Vietnamese Commercial Banks and Corporate Governance
J. Fin. Bank. Review 4 (2) 73–81 (2019)
9 Pages Posted: 10 Sep 2019
Date Written: July 11, 2019
Objective - Corporate governance is a focus of bank managers and stakeholders, especially after the financial crisis. Contributing to firm and bank difficulties is weakness in managing internally and externally, making governance critical; even more so for banks which play a central role in the economy, allocating capital, lowering risk for businesses and individuals, and ensuring stability and sustainability. Bank failures in the crisis (2008-2016) highlighted governance and risk in developed nations and in developing ones, such as Vietnam.

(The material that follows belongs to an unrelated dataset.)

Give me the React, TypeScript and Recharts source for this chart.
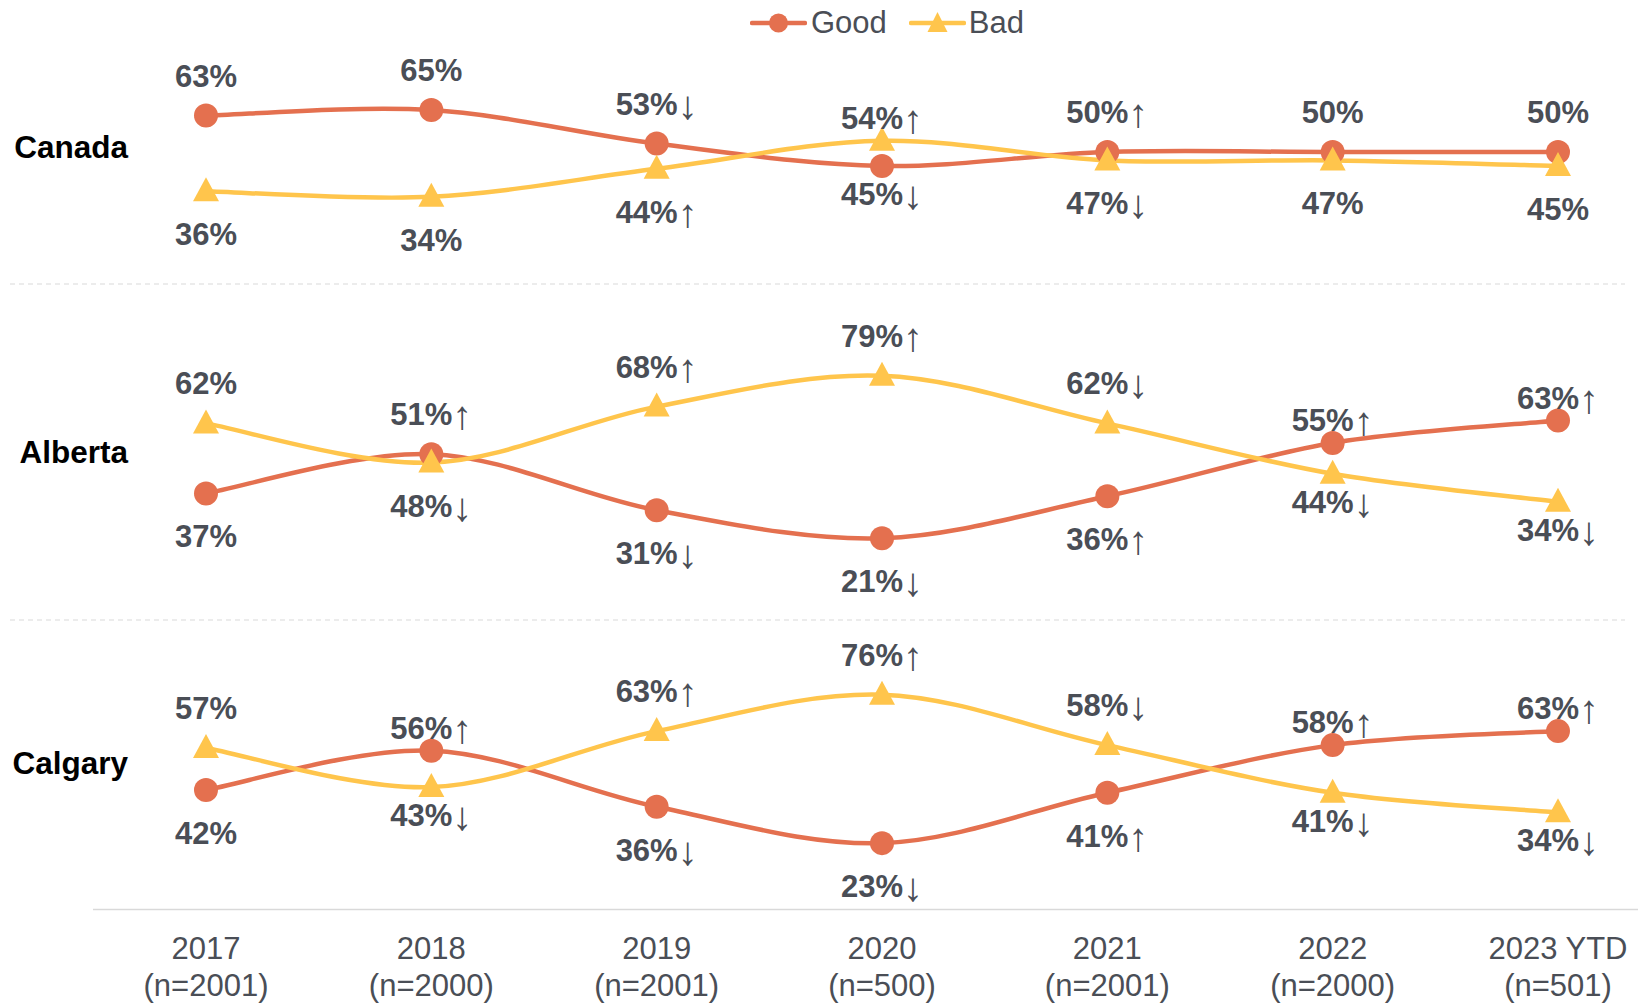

This paper studies governance in bank performance and risk, using theoretical frameworks and empirical study.
Methodology – Fundamental governance is reviewed, for banks in particular, in two widely used frameworks. Prior research relates bank performance (share return and return on assets, ROA), risk (capital adequacy ratio, CAR) and governance (board size, BS; number of committees, NC; independent directors to total, NID).
Findings – As our models show, NC and NID relate positively to bank performance. CAR has a positive link to governance.
Novelty – Our recommendation is that banks in Vietnam must have effective boards to boost performance.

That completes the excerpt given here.